┌──

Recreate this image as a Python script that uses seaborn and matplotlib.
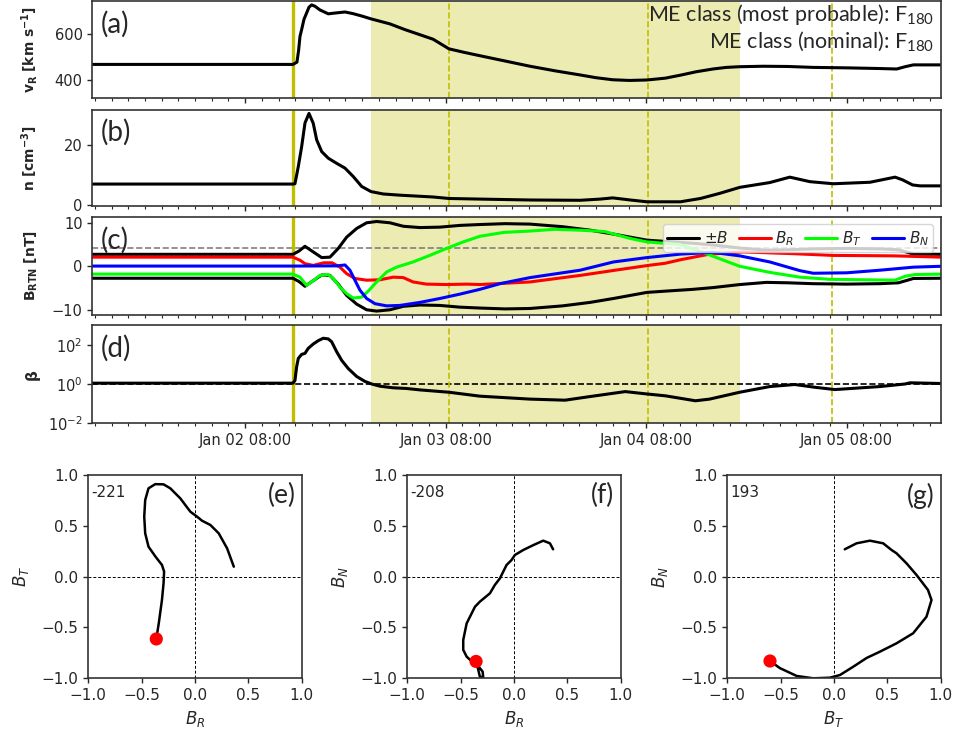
import numpy as np
import pandas as pd
import matplotlib
matplotlib.use("Agg")
import matplotlib.pyplot as plt
import matplotlib.dates as mdates
from matplotlib.ticker import NullLocator
import seaborn as sns

# ---------------- data (times in hours relative to Jan 02 08:00) ----------------
t_start, t_end = -18.3, 83.3
t_shock = 5.72
t_me_start, t_me_end = 15.06, 59.2
t_marks = [24.4, 48.2, 70.3]

vr_t = [-18.3, 5.72, 6.2, 6.4, 6.56, 6.76, 7.04, 7.36, 7.64, 7.96, 8.36, 8.95, 9.95, 10.9,
        11.95, 12.9, 14.0, 15.06, 17.33, 19.13, 20.9, 22.5, 24.4, 26.3, 28.1, 31.1, 34.1,
        37.1, 40.1, 42.0, 44.0, 46.0, 48.1, 50.3, 52.1, 54.0, 56.0, 57.6, 59.2, 62.0, 65.0,
        68.0, 72.0, 76.0, 78.0, 79.0, 80.0, 83.3]
vr_v = [468, 468, 478, 530, 590, 620, 665, 693, 718, 728, 722, 706, 689, 693,
        697, 690, 679, 667, 645, 620, 598, 578, 536, 520, 506, 483, 460,
        440, 422, 410, 401, 398, 400, 408, 421, 436, 448, 455, 458, 460, 459,
        455, 453, 450, 448, 458, 466, 466]

n_t = [-18.3, 5.72, 5.96, 6.36, 6.76, 7.16, 7.64, 8.15, 8.56, 9.16, 9.95, 10.95, 11.95,
       12.94, 13.95, 15.06, 16.53, 18.53, 22.48, 24.4, 28.1, 34.1, 40.1, 42.5, 44.0, 46.1,
       48.1, 52.1, 54.5, 56.8, 59.2, 62.8, 65.2, 67.6, 70.4, 74.8, 77.8, 78.7, 79.9, 80.8, 83.3]
n_v = [7.0, 7.0, 7.1, 12.8, 19.4, 27.3, 30.5, 27.2, 21.7, 17.8, 15.6, 13.9, 12.3,
       9.5, 6.2, 4.5, 3.7, 3.3, 2.7, 2.2, 2.0, 1.7, 1.6, 2.0, 2.4, 1.7,
       1.1, 1.1, 2.2, 3.9, 5.9, 7.5, 9.3, 7.8, 7.1, 7.6, 9.3, 8.4, 6.7, 6.4, 6.4]

b_t = [-18.3, 5.72, 6.44, 7.16, 8.15, 9.16, 10.15, 11.14, 12.15, 13.35, 14.54, 15.74, 17.33,
       18.93, 20.92, 23.32, 25.71, 28.1, 31.1, 34.1, 38.0, 41.3, 44.1, 46.1, 48.1, 51.2,
       53.6, 56.0, 59.2, 62.4, 65.0, 68.0, 72.0, 76.0, 78.2, 79.3, 80.0, 83.3]
b_v = [2.75, 2.75, 3.5, 4.6, 3.3, 2.0, 2.1, 4.1, 6.7, 8.7, 10.0, 10.3, 10.0,
       9.2, 8.9, 9.0, 9.4, 9.6, 9.8, 9.7, 9.1, 8.3, 7.4, 6.7, 6.0, 5.6,
       5.3, 4.9, 4.2, 3.7, 3.8, 4.0, 4.1, 4.0, 3.8, 3.2, 2.8, 2.75]

br_t = [-18.3, 5.72, 6.56, 7.16, 8.15, 9.4, 10.4, 11.35, 12.15, 13.14, 14.54, 16.14, 17.73,
        18.93, 20.1, 21.7, 24.1, 26.5, 28.1, 34.1, 40.1, 44.3, 48.25, 50.3, 52.1, 55.6,
        59.6, 65.6, 70.4, 77.6, 83.3]
br_v = [2.1, 2.1, 1.4, 0.6, 0.2, 0.8, 0.8, -0.2, -1.7, -2.8, -3.2, -3.1, -2.5,
        -2.6, -3.6, -4.1, -4.2, -4.1, -4.2, -3.6, -2.1, -0.9, 0.2, 0.7, 1.5, 2.8,
        3.3, 2.9, 2.5, 2.4, 2.1]

bt_t = [-18.3, 5.72, 6.56, 7.36, 8.15, 8.95, 9.95, 10.55, 11.35, 12.15, 12.94, 13.95, 14.74,
        15.74, 16.94, 18.13, 20.1, 22.1, 24.1, 26.1, 28.1, 31.0, 34.1, 37.0, 40.1, 43.0,
        46.1, 48.1, 52.1, 55.6, 59.2, 62.8, 66.4, 70.0, 77.8, 79.0, 80.2, 83.3]
bt_v = [-1.8, -1.8, -2.5, -4.4, -3.3, -2.1, -1.9, -2.8, -4.8, -6.3, -7.3, -7.1, -5.7,
        -3.6, -1.3, -0.2, 1.0, 2.5, 4.1, 5.6, 6.9, 7.8, 8.1, 8.5, 8.3, 8.0,
        6.4, 5.6, 5.0, 2.6, 0.0, -1.4, -2.5, -3.0, -3.2, -2.3, -1.9, -1.8]

bn_t = [-18.3, 5.72, 11.0, 11.95, 12.54, 13.14, 13.74, 14.54, 15.54, 16.94, 18.53, 20.92,
        23.32, 25.71, 28.1, 30.5, 34.1, 40.1, 44.1, 48.1, 52.1, 56.0, 59.2, 62.8, 66.4,
        68.0, 72.0, 76.0, 80.0, 83.3]
bn_v = [0.05, 0.05, 0.1, 0.3, -0.9, -3.2, -5.5, -7.4, -8.6, -9.1, -9.0, -8.3,
        -7.4, -6.4, -5.3, -4.0, -2.6, -0.9, 1.0, 2.0, 2.8, 3.2, 2.4, 1.0, -1.0,
        -1.6, -1.5, -0.9, -0.2, 0.0]

beta_t = [-18.3, 5.72, 5.96, 6.16, 6.36, 6.76, 7.16, 7.55, 8.15, 8.75, 9.35, 9.95, 10.35,
          10.95, 11.55, 12.34, 13.35, 14.34, 15.14, 16.14, 17.73, 19.33, 20.92, 24.4, 28.1,
          34.1, 38.3, 41.3, 45.5, 48.1, 50.3, 53.9, 55.6, 59.2, 62.8, 65.8, 68.2, 70.6,
          76.0, 79.0, 79.6, 83.3]
beta_v = [1.1, 1.1, 1.5, 7.4, 20, 32, 36, 65, 108, 160, 212, 196, 141,
          44, 16, 6.1, 2.4, 1.35, 1.0, 0.77, 0.64, 0.59, 0.5, 0.38, 0.24,
          0.17, 0.15, 0.23, 0.41, 0.31, 0.25, 0.14, 0.17, 0.38, 0.74, 0.94, 0.68, 0.52,
          0.74, 1.0, 1.15, 1.06]

b_threshold = 4.2

# hodograms (normalised components)
hod_e_x = [-0.363, -0.34, -0.31, -0.295, -0.29, -0.31, -0.37, -0.436, -0.467, -0.476, -0.467,
           -0.436, -0.373, -0.295, -0.232, -0.138, -0.044, 0.019, 0.066, 0.144, 0.222, 0.30, 0.363]
hod_e_y = [-0.613, -0.46, -0.23, -0.065, 0.05, 0.115, 0.196, 0.295, 0.426, 0.59, 0.754,
           0.869, 0.91, 0.908, 0.869, 0.77, 0.639, 0.59, 0.55, 0.508, 0.426, 0.279, 0.098]
hod_f_x = [-0.356, -0.335, -0.32, -0.289, -0.294, -0.326, -0.40, -0.444, -0.476, -0.476, -0.444,
           -0.366, -0.32, -0.226, -0.18, -0.132, -0.07, -0.023, 0.008, 0.086, 0.18, 0.273, 0.336, 0.366]
hod_f_y = [-0.834, -0.918, -0.984, -0.99, -0.935, -0.892, -0.83, -0.787, -0.72, -0.623, -0.46,
           -0.296, -0.246, -0.164, -0.082, -0.016, 0.115, 0.164, 0.213, 0.262, 0.31, 0.354, 0.328, 0.269]
hod_g_x = [-0.60, -0.507, -0.35, -0.195, -0.039, 0.055, 0.18, 0.305, 0.43, 0.585, 0.741, 0.866,
           0.913, 0.88, 0.773, 0.679, 0.585, 0.539, 0.46, 0.336, 0.211, 0.10]
hod_g_y = [-0.83, -0.90, -0.977, -1.0, -0.994, -0.968, -0.886, -0.80, -0.738, -0.656, -0.557,
           -0.394, -0.23, -0.131, 0.016, 0.131, 0.23, 0.262, 0.328, 0.354, 0.328, 0.269]
hod_angles = ["-221", "-208", "193"]

# ---------------- style ----------------
sns.set_style("ticks")
plt.rcParams.update({
    "font.family": ["DejaVu Sans"],
    "axes.edgecolor": "0.2",
    "axes.linewidth": 1.2,
    "xtick.color": "0.15", "ytick.color": "0.15",
    "xtick.direction": "out", "ytick.direction": "out",
    "xtick.major.size": 3.5, "xtick.minor.size": 2.0,
    "ytick.major.size": 3.5, "ytick.minor.size": 2.0,
    "xtick.major.width": 1.0, "ytick.major.width": 1.0,
    "xtick.minor.width": 0.8, "ytick.minor.width": 0.8,
    "xtick.labelsize": 10.5, "ytick.labelsize": 10.5,
    "mathtext.fontset": "dejavusans",
})

REF = pd.Timestamp("2023-01-02 08:00")


def to_time(hours):
    return REF + pd.to_timedelta(np.asarray(hours, dtype=float), unit="h")


def one_time(h):
    return REF + pd.Timedelta(hours=float(h))


fig = plt.figure(figsize=(9.55, 7.38), dpi=100)
L, W = 0.09665, 0.88869
axa = fig.add_axes([L, 0.86680, W, 0.13184])
axb = fig.add_axes([L, 0.72127, W, 0.13035])
axc = fig.add_axes([L, 0.57317, W, 0.13320])
axd = fig.add_axes([L, 0.42642, W, 0.13320])
top_axes = [axa, axb, axc, axd]

sns.lineplot(x=to_time(vr_t), y=vr_v, ax=axa, color="k", lw=2.2)
sns.lineplot(x=to_time(n_t), y=n_v, ax=axb, color="k", lw=2.2)

axc.axhline(b_threshold, color="gray", ls="--", lw=1.2, zorder=1)
sns.lineplot(x=to_time(b_t), y=b_v, ax=axc, color="k", lw=2.2, label=r"$\pm B$")
sns.lineplot(x=to_time(b_t), y=-np.asarray(b_v), ax=axc, color="k", lw=2.2)
sns.lineplot(x=to_time(br_t), y=br_v, ax=axc, color="red", lw=2.2, label=r"$B_R$")
sns.lineplot(x=to_time(bt_t), y=bt_v, ax=axc, color="lime", lw=2.2, label=r"$B_T$")
sns.lineplot(x=to_time(bn_t), y=bn_v, ax=axc, color="blue", lw=2.2, label=r"$B_N$")

axd.set_yscale("log")
axd.axhline(1.0, color="k", ls="--", lw=1.2, zorder=1)
sns.lineplot(x=to_time(beta_t), y=beta_v, ax=axd, color="k", lw=2.2)

for ax in top_axes:
    ax.axvspan(one_time(t_me_start), one_time(t_me_end), color="y", alpha=0.3, lw=0, zorder=0)
    ax.axvline(one_time(t_shock), color="y", lw=2.4, zorder=1.5)
    for tm in t_marks:
        ax.axvline(one_time(tm), color="y", lw=1.2, ls="--", zorder=1.5)
    ax.set_xlim(one_time(t_start), one_time(t_end))
    ax.xaxis.set_major_locator(mdates.HourLocator(byhour=[8]))
    ax.xaxis.set_minor_locator(mdates.HourLocator(byhour=list(range(0, 24, 2))))
    ax.xaxis.set_major_formatter(mdates.DateFormatter("%b %d %H:%M"))
    ax.set_xlabel("")
    if ax is not axd:
        ax.tick_params(axis="x", which="both", labelbottom=False)

axa.set_ylim(320, 745)
axa.set_yticks([400, 600])
axb.set_ylim(-0.2, 31.8)
axb.set_yticks([0, 20])
axc.set_ylim(-11.2, 11.4)
axc.set_yticks([-10, 0, 10])
axd.set_ylim(1e-2, 1e3)
axd.set_yticks([1e-2, 1e0, 1e2])
axd.yaxis.set_minor_locator(NullLocator())

axa.set_ylabel(r"$\mathbf{v_R\ [km\ s^{-1}]}$", fontsize=10)
axb.set_ylabel(r"$\mathbf{n\ [cm^{-3}]}$", fontsize=10)
axc.set_ylabel(r"$\mathbf{B_{RTN}\ [nT]}$", fontsize=10)
axd.set_ylabel("β", fontsize=11, fontweight="bold")
for ax in top_axes:
    ax.yaxis.set_label_coords(-0.062, 0.5)

handles, labels = axc.get_legend_handles_labels()
axc.legend(handles, labels, ncol=4, loc="upper right", fontsize=11, handlelength=2.1,
           handletextpad=0.3, columnspacing=0.7, borderpad=0.3, framealpha=0.8,
           fancybox=True)

for ax, lab in zip(top_axes, ["(a)", "(b)", "(c)", "(d)"]):
    ax.text(0.01, 0.9, lab, transform=ax.transAxes, ha="left", va="top",
            fontsize=20, family="Lato", zorder=5)

axa.text(0.9918, 0.791, r"ME class (most probable): $\mathregular{F_{180}}$",
         transform=axa.transAxes, ha="right", va="baseline", fontsize=15.5, family="Lato")
axa.text(0.9918, 0.517, r"ME class (nominal): $\mathregular{F_{180}}$",
         transform=axa.transAxes, ha="right", va="baseline", fontsize=15.5, family="Lato")

# ---------------- hodograms ----------------
BB, BH, BW = 0.0809, 0.27547, 0.22356
hod_specs = [
    (0.09246, hod_e_x, hod_e_y, r"$B_R$", r"$B_T$", "(e)"),
    (0.42649, hod_f_x, hod_f_y, r"$B_R$", r"$B_N$", "(f)"),
    (0.76157, hod_g_x, hod_g_y, r"$B_T$", r"$B_N$", "(g)"),
]
for (left, hx, hy, xl, yl, lab), ang in zip(hod_specs, hod_angles):
    ax = fig.add_axes([left, BB, BW, BH])
    ax.axhline(0, color="k", ls=(0, (3, 2)), lw=0.7, zorder=1)
    ax.axvline(0, color="k", ls=(0, (3, 2)), lw=0.7, zorder=1)
    sns.lineplot(x=hx, y=hy, sort=False, estimator=None, color="k", lw=1.8, ax=ax)
    sns.scatterplot(x=[hx[0]], y=[hy[0]], color="red", s=90, edgecolor="none", ax=ax, zorder=4)
    ax.set_xlim(-1, 1)
    ax.set_ylim(-1, 1)
    ax.set_xticks([-1, -0.5, 0, 0.5, 1])
    ax.set_yticks([-1, -0.5, 0, 0.5, 1])
    ax.tick_params(labelsize=11)
    ax.set_xlabel(xl, fontsize=12)
    ax.set_ylabel(yl, fontsize=12, labelpad=8)
    ax.text(0.012, 0.95, ang, transform=ax.transAxes, ha="left", va="top", fontsize=11)
    ax.text(0.97, 0.96, lab, transform=ax.transAxes, ha="right", va="top",
            fontsize=19, family="Lato")

fig.savefig("out.png", dpi=100)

└──

◆ EXERCISE AIM:
Restate the data word for word from its first line through the line with "t_marks = [24.4, 48.2, 70.3]", leaving out any picture along the way.

◆ REPLY:
Recreate this image as a Python script that uses seaborn and matplotlib.
import numpy as np
import pandas as pd
import matplotlib
matplotlib.use("Agg")
import matplotlib.pyplot as plt
import matplotlib.dates as mdates
from matplotlib.ticker import NullLocator
import seaborn as sns

# ---------------- data (times in hours relative to Jan 02 08:00) ----------------
t_start, t_end = -18.3, 83.3
t_shock = 5.72
t_me_start, t_me_end = 15.06, 59.2
t_marks = [24.4, 48.2, 70.3]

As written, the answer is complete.